Prior to my working with her, she engaged in all kinds of SEO fornication: spammy links on link farms, shoddy article marketing, blog comment spam -- you name it. There are simply too many tens of thousands of these links to have removed. I've done some disavowal, but again, so much of the link work is spam.
She is about to launch a new site, and I am tempted to simply encourage her to buy a new domain and start over. She competes in a niche B2B sector, so it is not terribly competitive, and with solid content and link earning, I think she'd be ok.
Here's my question:
If we were to 301 the old website to the new one, would the flow of page rank outperform any penalty associated with the site? (The old domain only has a PR of 2).
Anyone like my idea of starting over, rather than trying to "recover?"
I thank you all in advance for your time and attention. I don't take it for granted.
-
RCN
There is no "penalty transfer" per se. It is just that those links will have no value, but you can still get people there. You could use 302's if there is some concern but don't really need to. Remember, you are redirecting a page and that is purposeful. You could also disallow the links to the 301'd pages if you want to be over careful. Again though, I would do the 301's and move on.
Best,
Robert
-
Hi Robert,
This was an answer you gave to a question I asked a while back, and I really appreciate it. I think we might go in the direction of starting over, since I am confident that we can out-content and out-SEO our competitors in the client's niche. Just a question about the 301 redirect: will the penalty associated with the original domain transfer to the new one if we do a 301 redirect? I'm not interested in transferring the page rank, but I would want people who arrive via direct traffic to the old site be able to be redirected to the new site. However, if a 301 is going to transfer the penalty, then I'm not sure how you get return direct users from the old site to the new one. Any thoughts on this?
Thanks again.
-
LOL, Cyrus. Yeah -- it just seemed like the right term. The client is a "bad person" -- she just put link building in the hands of people who used all of the methods that are now taboo.
And thanks to everyone's comments thus far -- it's all great feedback. Here's the other thing: if we were to start with a new domain and not 301 from the old domain, we'd miss a lot of direct traffic. The old domain goes way back, and a LOT of people hit it directly.
It also worth noting that the penalty the client has is not site-wide.

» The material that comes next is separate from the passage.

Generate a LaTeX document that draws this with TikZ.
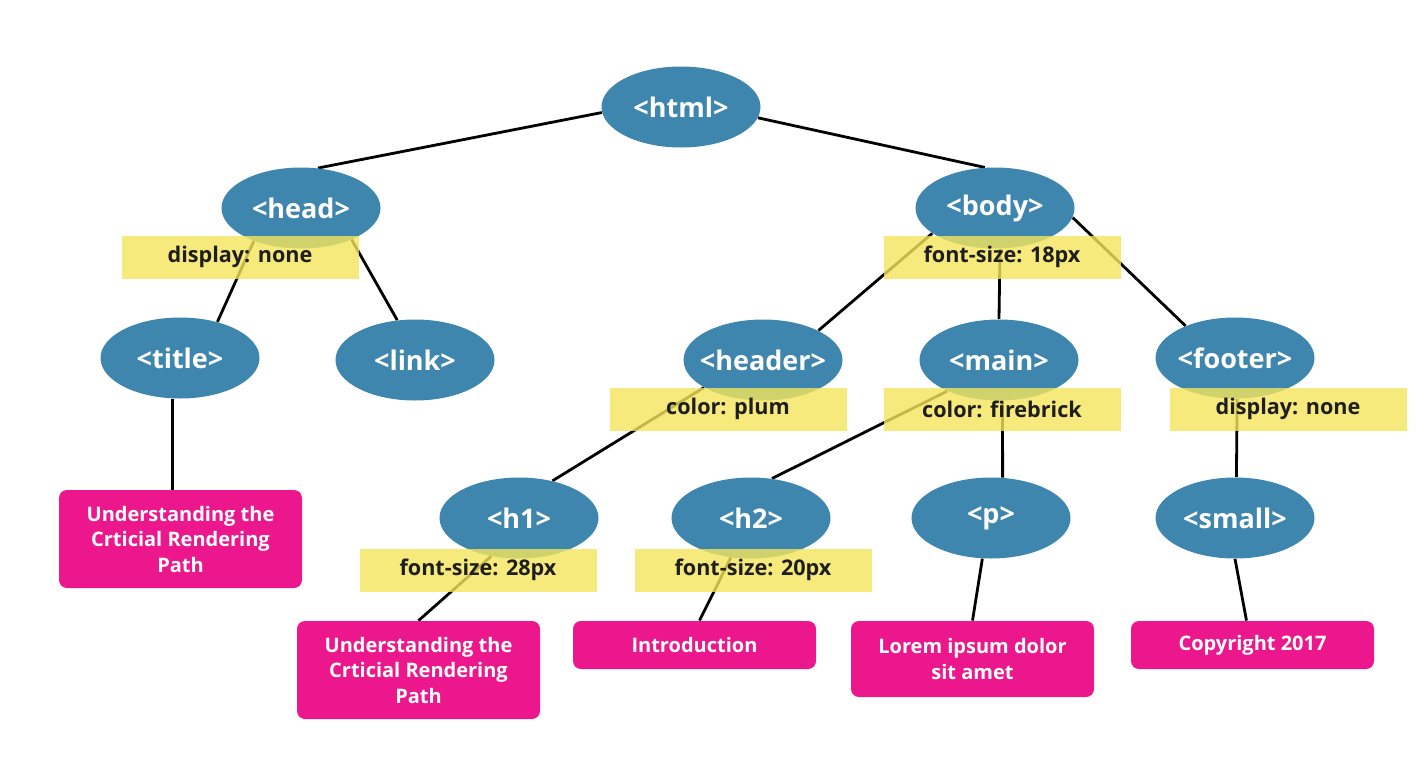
\documentclass[tikz,border=0pt]{standalone}
\usepackage{fontspec}
\setmainfont{Open Sans}
\usetikzlibrary{shapes.geometric}

\pgfdeclarelayer{background}
\pgfsetlayers{background,main}

\definecolor{elemblue}{HTML}{3F86AE}
\definecolor{rulefill}{HTML}{F5E55C}
\definecolor{ruletext}{HTML}{1E1E1E}
\definecolor{textpink}{HTML}{EC178C}

\tikzset{
  elem/.style={ellipse,fill=elemblue,text=white,inner xsep=-8pt,inner ysep=0pt,
    minimum width=79.5pt,minimum height=40.5pt,
    font=\fontsize{13.5}{16}\selectfont\bfseries},
  cssrule/.style={fill=rulefill,fill opacity=0.8,text opacity=1,text=ruletext,
    inner sep=0pt,minimum width=118.5pt,minimum height=21.5pt,
    font=\fontsize{10.8}{13}\selectfont\bfseries},
  textbox/.style={fill=textpink,rounded corners=4pt,text=white,inner sep=0pt,
    minimum width=121.5pt,align=center,
    font=\fontsize{10}{12.75}\selectfont\bfseries},
  branch/.style={line width=1.4pt,black}
}

\begin{document}
\begin{tikzpicture}[x=0.5pt,y=-0.5pt]
  \useasboundingbox (0,0) rectangle (1420,766);

  % element nodes
  \node[elem] (html)   at (681,107) {<html>};
  \node[elem] (head)   at (301,208) {<head>};
  \node[elem] (body)   at (995,208) {<body>};
  \node[elem] (title)  at (180,358) {<title>};
  \node[elem] (link)   at (415,360) {<link>};
  \node[elem] (header) at (763,360) {<header>};
  \node[elem] (main)   at (999,360) {<main>};
  \node[elem] (footer) at (1235,358) {<footer>};
  \node[elem] (h1)     at (519,518) {<h1>};
  \node[elem] (h2)     at (751,518) {<h2>};
  \node[elem] (p)      at (991,518) {<p>};
  \node[elem] (small)  at (1235,518) {<small>};

  % text content
  \node[textbox,minimum height=49pt] (tt1) at (180.5,539) {Understanding the\\Crticial Rendering\\Path};
  \node[textbox,minimum height=49pt] (tt2) at (418.5,670) {Understanding the\\Crticial Rendering\\Path};
  \node[textbox,minimum height=24pt] (tt3) at (694.5,645) {Introduction};
  \node[textbox,minimum height=38pt] (tt4) at (972.5,659) {Lorem ipsum dolor\\sit amet};
  \node[textbox,minimum height=24pt] (tt5) at (1252.5,645) {Copyright 2017};

  \begin{pgfonlayer}{background}
    \draw[branch] (html.184) -- (head.67);
    \draw[branch] (html.352) -- (body.104);
    \draw[branch] (head.215) -- (title.44);
    \draw[branch] (head.328) -- (link.114);
    \draw[branch] (body.202) -- (header.28);
    \draw[branch] (body.277) -- (main.north);
    \draw[branch] (body.353) -- (footer.147);
    \draw[branch] (header.205) -- (h1.48);
    \draw[branch] (main.211) -- (h2.62);
    \draw[branch] (main.275) -- (p.74);
    \draw[branch] (footer.273) -- (small.88);
    \draw[branch] (title.260) -- (title.260 |- tt1.north);
    \draw[branch] (h1.234) -- (tt2.north);
    \draw[branch] (h2.243) -- ([xshift=2.5pt]tt3.north);
    \draw[branch] (p.258) -- (tt4.north);
    \draw[branch] (small.south) -- ([xshift=-3pt]tt5.north);
  \end{pgfonlayer}

  % css rules
  \node[cssrule] (headrule)   at (240,257)  {display: none};
  \node[cssrule] (bodyrule)   at (1002,257) {font-size: 18px};
  \node[cssrule] (headerrule) at (728,409)  {color: plum};
  \node[cssrule] (mainrule)   at (1002,409) {color: firebrick};
  \node[cssrule] (footerrule) at (1288,409) {display: none};
  \node[cssrule] (h1rule)     at (478,570)  {font-size: 28px};
  \node[cssrule] (h2rule)     at (753,570)  {font-size: 20px};
\end{tikzpicture}
\end{document}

It's keyword-specific In fact, the site is actually up for the year on non-brand organic search traffic -- it's just other keyword terms and not the bread and butter ones that used to rank high. Now I'm thinking that maybe we just work around the penalized keywords.
-
Another way of saying it, when you 301 a domain, you redirect all the links that came with it. If those links resulted in algorithmic filters that resulted in loss of rankings and/or traffic, then there is a very good chance to visit those ills on the new domain.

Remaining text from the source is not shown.